--- START SOURCE DATA ---

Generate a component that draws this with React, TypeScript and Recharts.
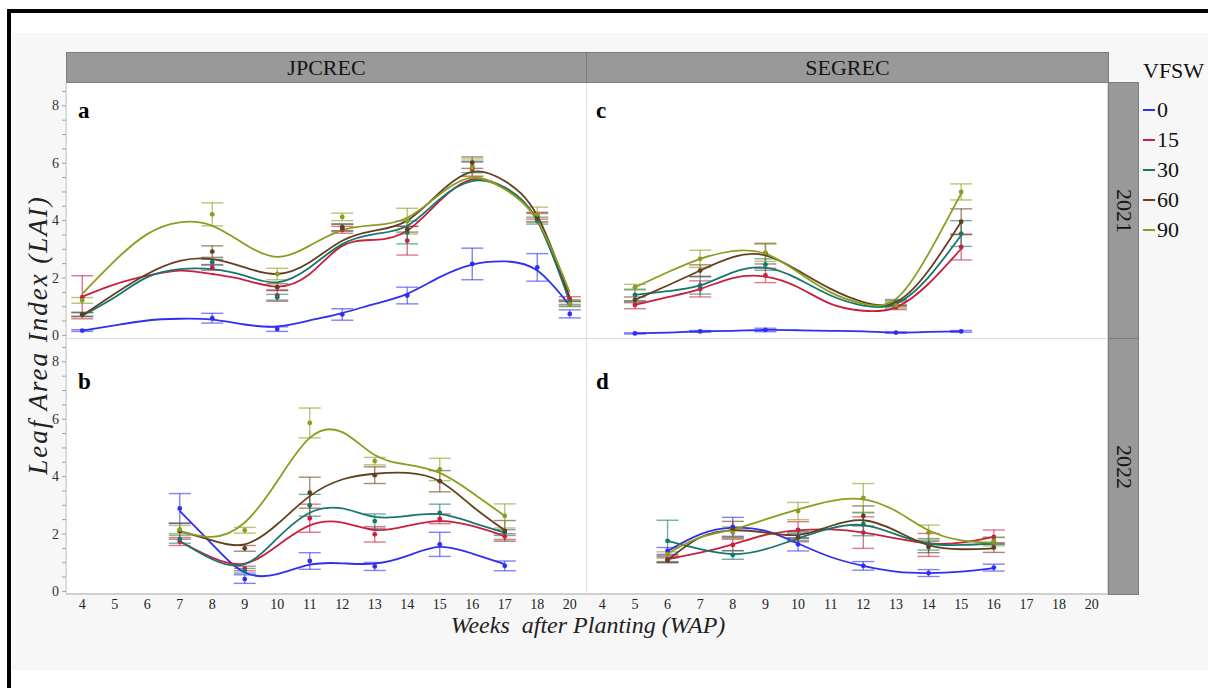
import React from "react";
import { ComposedChart, Line, XAxis, YAxis, ErrorBar } from "recharts";

// x categories (weeks after planting) and VFSW treatment levels
const weeks = ["4", "5", "6", "7", "8", "9", "10", "11", "12", "13", "14", "15", "16", "17", "18", "20"];
const levels = ["0", "15", "30", "60", "90"];
const yTicks = [0, 0.5, 1, 1.5, 2, 2.5, 3, 3.5, 4, 4.5, 5, 5.5, 6, 6.5, 7, 7.5, 8, 8.5];

// a: JPCREC 2021 — measured means (± SE) at the sampled weeks
const aIdx = [0, 4, 6, 8, 10, 12, 14, 15];
const aMean = [
  [0.17, 0.6, 0.22, 0.73, 1.39, 2.49, 2.37, 0.75],
  [1.33, 2.37, 1.39, 3.68, 3.3, 5.79, 4.17, 1.27],
  [0.73, 2.55, 1.33, 3.76, 3.59, 5.87, 4.0, 1.16],
  [0.73, 2.92, 1.68, 3.76, 3.7, 6.02, 4.1, 1.1],
  [1.22, 4.22, 2.14, 4.13, 3.98, 5.85, 4.22, 1.1],
];
const aErr = [
  [0.03, 0.17, 0.08, 0.2, 0.29, 0.55, 0.48, 0.14],
  [0.75, 0.1, 0.2, 0.12, 0.5, 0.25, 0.12, 0.08],
  [0.08, 0.1, 0.1, 0.12, 0.4, 0.2, 0.12, 0.08],
  [0.06, 0.2, 0.12, 0.12, 0.1, 0.2, 0.15, 0.08],
  [0.1, 0.4, 0.2, 0.13, 0.45, 0.3, 0.25, 0.1],
];
// smoothed fits, read at every week from the first one
const aFitFrom = 0;
const aFit = [
  [0.17, 0.35, 0.52, 0.58, 0.55, 0.38, 0.31, 0.52, 0.78, 1.1, 1.45, 2.03, 2.47, 2.58, 2.26, 1.04],
  [1.35, 1.78, 2.08, 2.26, 2.14, 1.93, 1.7, 2.14, 3.12, 3.33, 3.65, 4.69, 5.44, 5.15, 4.0, 1.22],
  [0.69, 1.33, 2.03, 2.31, 2.31, 2.08, 1.85, 2.37, 3.18, 3.53, 3.82, 4.75, 5.38, 5.15, 4.0, 1.16],
  [0.69, 1.45, 2.14, 2.6, 2.66, 2.37, 2.14, 2.55, 3.3, 3.65, 4.0, 4.98, 5.7, 5.38, 4.17, 1.33],
  [1.45, 2.6, 3.53, 3.94, 3.82, 3.18, 2.74, 3.13, 3.67, 3.84, 4.1, 4.92, 5.5, 5.09, 4.0, 1.5],
];

// b: JPCREC 2022
const bIdx = [3, 5, 7, 9, 11, 13];
const bMean = [
  [2.89, 0.43, 1.06, 0.87, 1.64, 0.89],
  [1.74, 0.8, 2.55, 1.99, 2.53, 1.91],
  [1.82, 0.72, 3.0, 2.45, 2.74, 2.05],
  [2.1, 1.5, 3.44, 4.05, 3.84, 2.11],
  [2.16, 2.13, 5.87, 4.54, 4.25, 2.63],
];
const bErr = [
  [0.52, 0.15, 0.29, 0.14, 0.42, 0.17],
  [0.14, 0.08, 0.49, 0.27, 0.17, 0.1],
  [0.14, 0.08, 0.38, 0.25, 0.3, 0.1],
  [0.28, 0.1, 0.54, 0.29, 0.37, 0.36],
  [0.14, 0.1, 0.52, 0.13, 0.39, 0.42],
];
const bFitFrom = 3;
const bFit = [
  [2.8, 1.64, 0.66, 0.6, 0.93, 0.98, 0.97, 1.24, 1.55, 1.32, 0.95],
  [1.74, 1.18, 0.97, 1.59, 2.3, 2.4, 2.14, 2.28, 2.45, 2.28, 1.93],
  [1.76, 1.12, 0.95, 1.85, 2.74, 2.89, 2.6, 2.63, 2.69, 2.4, 2.05],
  [2.1, 1.78, 1.64, 2.34, 3.32, 3.9, 4.1, 4.13, 3.84, 2.97, 2.13],
  [2.1, 1.9, 2.4, 3.84, 5.35, 5.55, 4.75, 4.42, 4.13, 3.44, 2.63],
];

// c: SEGREC 2021
const cIdx = [1, 3, 5, 9, 11];
const cMean = [
  [0.07, 0.14, 0.19, 0.1, 0.14],
  [1.06, 1.62, 2.09, 0.98, 3.08],
  [1.41, 1.74, 2.47, 1.15, 3.55],
  [1.24, 2.26, 2.85, 1.1, 3.96],
  [1.68, 2.67, 2.88, 1.05, 5.0],
];
const cErr = [
  [0.02, 0.03, 0.06, 0.02, 0.03],
  [0.13, 0.28, 0.25, 0.08, 0.45],
  [0.2, 0.3, 0.2, 0.1, 0.45],
  [0.1, 0.2, 0.36, 0.1, 0.45],
  [0.1, 0.3, 0.3, 0.1, 0.28],
];
const cFitFrom = 1;
const cFit = [
  [0.07, 0.1, 0.14, 0.16, 0.19, 0.18, 0.16, 0.14, 0.1, 0.12, 0.14],
  [1.06, 1.33, 1.62, 2.0, 2.05, 1.68, 1.1, 0.86, 0.98, 1.8, 3.02],
  [1.41, 1.54, 1.74, 2.2, 2.36, 1.97, 1.39, 1.04, 1.1, 2.03, 3.49],
  [1.24, 1.74, 2.26, 2.73, 2.79, 2.26, 1.62, 1.16, 1.16, 2.26, 3.96],
  [1.68, 2.2, 2.67, 2.94, 2.85, 2.2, 1.5, 1.1, 1.27, 2.85, 4.95],
];

// d: SEGREC 2022
const dIdx = [2, 4, 6, 8, 10, 12];
const dMean = [
  [1.41, 2.25, 1.64, 0.89, 0.64, 0.83],
  [1.12, 1.62, 2.14, 2.05, 1.62, 1.9],
  [1.76, 1.27, 1.93, 2.34, 1.64, 1.76],
  [1.09, 2.16, 1.88, 2.63, 1.55, 1.53],
  [1.3, 2.05, 2.8, 3.26, 2.05, 1.74],
];
const dErr = [
  [0.12, 0.33, 0.23, 0.15, 0.12, 0.12],
  [0.12, 0.2, 0.29, 0.55, 0.4, 0.24],
  [0.72, 0.15, 0.15, 0.4, 0.2, 0.12],
  [0.08, 0.28, 0.15, 0.35, 0.2, 0.17],
  [0.08, 0.2, 0.3, 0.5, 0.26, 0.15],
];
const dFitFrom = 2;
const dFit = [
  [1.41, 1.99, 2.22, 2.11, 1.67, 1.2, 0.89, 0.69, 0.64, 0.69, 0.81],
  [1.12, 1.35, 1.64, 1.97, 2.13, 2.16, 2.05, 1.85, 1.67, 1.7, 1.9],
  [1.76, 1.47, 1.3, 1.47, 1.85, 2.2, 2.31, 1.99, 1.67, 1.62, 1.67],
  [1.09, 1.88, 2.13, 2.05, 1.97, 2.28, 2.48, 2.11, 1.61, 1.47, 1.5],
  [1.32, 1.88, 2.16, 2.51, 2.86, 3.15, 3.21, 2.8, 2.13, 1.78, 1.7],
];

const colors = ["#2f2ff2", "#c8203f", "#17776d", "#62401f", "#8b9d1f"];
const serif = "'Liberation Serif', 'Times New Roman', serif";

const PANEL_H = 256;
const Y_AXIS_W = 60;
const X_AXIS_H = 30;
const PAD = 10; // room above/below the plot so edge tick labels are not clipped

type Panel = {
  idx: number[];
  mean: number[][];
  err: number[][];
  fitFrom: number;
  fit: number[][];
};

function buildRows(p: Panel) {
  return weeks.map((_, i) => {
    const row: Record<string, number | null> = { x: i };
    const j = p.idx.indexOf(i);
    levels.forEach((_, k) => {
      const f = i - p.fitFrom;
      row[`f${k}`] = f >= 0 && f < p.fit[k].length ? p.fit[k][f] : null;
      row[`m${k}`] = j >= 0 ? p.mean[k][j] : null;
      row[`e${k}`] = j >= 0 ? p.err[k][j] : null;
    });
    return row;
  });
}

const YTick = (props: any) => {
  const { x, y, payload } = props;
  const v = payload.value;
  const major = Math.abs(v % 2) < 1e-6;
  return (
    <g>
      <line x1={x - 4} x2={x} y1={y} y2={y} stroke="#a0a0a0" strokeWidth={1} />
      {major && (
        <text x={x - 7} y={y} dy={4.5} textAnchor="end" fontSize={14} fill="#333" fontFamily={serif}>
          {v}
        </text>
      )}
    </g>
  );
};

function PanelChart({ panel, left, top, width, showY, showX }: {
  panel: Panel; left: number; top: number; width: number; showY: boolean; showX: boolean;
}) {
  const rows = buildRows(panel);
  const w = width + (showY ? Y_AXIS_W : 0);
  const h = PANEL_H + (showX ? X_AXIS_H : 0) + PAD * 2;
  return (
    <div style={{ position: "absolute", left: left - (showY ? Y_AXIS_W : 0), top: top - PAD, width: w, height: h }}>
      <ComposedChart width={w} height={h} data={rows} margin={{ top: PAD, right: 0, bottom: PAD, left: 0 }}>
        <XAxis
          type="number"
          dataKey="x"
          domain={[-0.5, 15.5]}
          ticks={weeks.map((_, i) => i)}
          tickFormatter={(i: number) => weeks[i]}
          interval={0}
          allowDataOverflow
          hide={!showX}
          height={X_AXIS_H}
          tickLine={false}
          tickSize={0}
          tickMargin={5}
          axisLine={{ stroke: "#cfcfcf", strokeWidth: 2 }}
          tick={{ fontSize: 14, fill: "#222", fontFamily: serif }}
        />
        <YAxis
          type="number"
          domain={[-0.09, 8.83]}
          ticks={yTicks}
          interval={0}
          allowDataOverflow
          hide={!showY}
          width={Y_AXIS_W}
          tickLine={false}
          tickSize={0}
          tickMargin={0}
          axisLine={{ stroke: "#cfcfcf" }}
          tick={<YTick />}
        />
        {levels.map((lv, k) => (
          <Line
            key={`m${k}`}
            dataKey={`m${k}`}
            name={`${lv} mean`}
            stroke="none"
            dot={{ r: 2.4, fill: colors[k], stroke: colors[k], strokeWidth: 0 }}
            activeDot={false}
            legendType="none"
            isAnimationActive={false}
          >
            <ErrorBar dataKey={`e${k}`} width={11} stroke={colors[k]} strokeOpacity={0.6} strokeWidth={1.4} />
          </Line>
        ))}
        {levels.map((lv, k) => (
          <Line
            key={`f${k}`}
            type="natural"
            dataKey={`f${k}`}
            name={lv}
            stroke={colors[k]}
            strokeWidth={1.8}
            dot={false}
            activeDot={false}
            isAnimationActive={false}
          />
        ))}
      </ComposedChart>
    </div>
  );
}

const strip: React.CSSProperties = {
  position: "absolute",
  boxSizing: "border-box",
  background: "#999999",
  border: "1px solid #7c7c7c",
  display: "flex",
  alignItems: "center",
  justifyContent: "center",
  color: "#151515",
  fontFamily: serif,
  fontSize: 22,
};

const letter: React.CSSProperties = {
  position: "absolute",
  fontFamily: serif,
  fontWeight: "bold",
  fontSize: 23,
  color: "#000",
  lineHeight: 1,
};

export default function App() {
  const panels = {
    a: { idx: aIdx, mean: aMean, err: aErr, fitFrom: aFitFrom, fit: aFit },
    b: { idx: bIdx, mean: bMean, err: bErr, fitFrom: bFitFrom, fit: bFit },
    c: { idx: cIdx, mean: cMean, err: cErr, fitFrom: cFitFrom, fit: cFit },
    d: { idx: dIdx, mean: dMean, err: dErr, fitFrom: dFitFrom, fit: dFit },
  };
  return (
    <div style={{ position: "absolute", left: 0, top: 0, width: 1208, height: 688, background: "#fff", overflow: "hidden" }}>
      {/* outer frame */}
      <div style={{ position: "absolute", left: 7, top: 9, width: 1300, height: 800, border: "4px solid #000" }} />
      <div style={{ position: "absolute", left: 12, top: 33, width: 1196, height: 637, background: "#f7f7f7" }} />

      {/* plot background and facet dividers */}
      <div style={{ position: "absolute", left: 66, top: 82, width: 1042, height: 512, background: "#fff", boxSizing: "border-box", border: "1px solid #dadada" }} />
      <div style={{ position: "absolute", left: 586, top: 82, width: 1, height: 512, background: "#e3e3e3" }} />
      <div style={{ position: "absolute", left: 66, top: 338, width: 1042, height: 1, background: "#dcdcdc" }} />

      {/* facet strips */}
      <div style={{ ...strip, left: 66, top: 52, width: 521, height: 31 }}>JPCREC</div>
      <div style={{ ...strip, left: 586, top: 52, width: 523, height: 31 }}>SEGREC</div>
      <div style={{ ...strip, left: 1108, top: 82, width: 31, height: 257 }}>
        <span style={{ transform: "rotate(90deg)", display: "inline-block" }}>2021</span>
      </div>
      <div style={{ ...strip, left: 1108, top: 338, width: 31, height: 257 }}>
        <span style={{ transform: "rotate(90deg)", display: "inline-block" }}>2022</span>
      </div>

      <PanelChart panel={panels.a} left={66} top={82} width={520} showY showX={false} />
      <PanelChart panel={panels.b} left={66} top={338} width={520} showY showX />
      <PanelChart panel={panels.c} left={586} top={82} width={522} showY={false} showX={false} />
      <PanelChart panel={panels.d} left={586} top={338} width={522} showY={false} showX />

      {/* panel tags */}
      <div style={{ ...letter, left: 78, top: 99 }}>a</div>
      <div style={{ ...letter, left: 78, top: 370 }}>b</div>
      <div style={{ ...letter, left: 596, top: 99 }}>c</div>
      <div style={{ ...letter, left: 596, top: 370 }}>d</div>

      {/* axis titles */}
      <div style={{ position: "absolute", left: 330, width: 516, top: 612, textAlign: "center", fontFamily: serif, fontStyle: "italic", fontSize: 24, color: "#222", whiteSpace: "pre" }}>
        {"Weeks  after Planting (WAP)"}
      </div>
      <div style={{ position: "absolute", left: 38, top: 335, width: 0, height: 0 }}>
        <div style={{ position: "absolute", left: -200, top: -16, width: 400, textAlign: "center", transform: "rotate(-90deg)", fontFamily: serif, fontStyle: "italic", fontSize: 27, letterSpacing: 2, color: "#222", whiteSpace: "pre", lineHeight: "32px" }}>
          Leaf Area Index (LAI)
        </div>
      </div>

      {/* legend */}
      <div style={{ position: "absolute", left: 1143, top: 60, fontFamily: serif, fontSize: 22, color: "#111", lineHeight: 1 }}>VFSW</div>
      {levels.map((lv, k) => (
        <div key={lv} style={{ position: "absolute", left: 1143, top: 99 + k * 30, display: "flex", alignItems: "center", fontFamily: serif, fontSize: 22, color: "#111", lineHeight: 1 }}>
          <span style={{ display: "inline-block", width: 12, height: 2, background: colors[k], marginRight: 2 }} />
          {lv}
        </div>
      ))}
    </div>
  );
}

--- END SOURCE DATA ---

EXERCISE DIRECTIONS: Pictures stay out. Print the data exactly, from its first line through the line containing "XAxis, YAxis, ErrorBar".

CORRECT RESULT:
Generate a component that draws this with React, TypeScript and Recharts.
import React from "react";
import { ComposedChart, Line, XAxis, YAxis, ErrorBar } from "recharts";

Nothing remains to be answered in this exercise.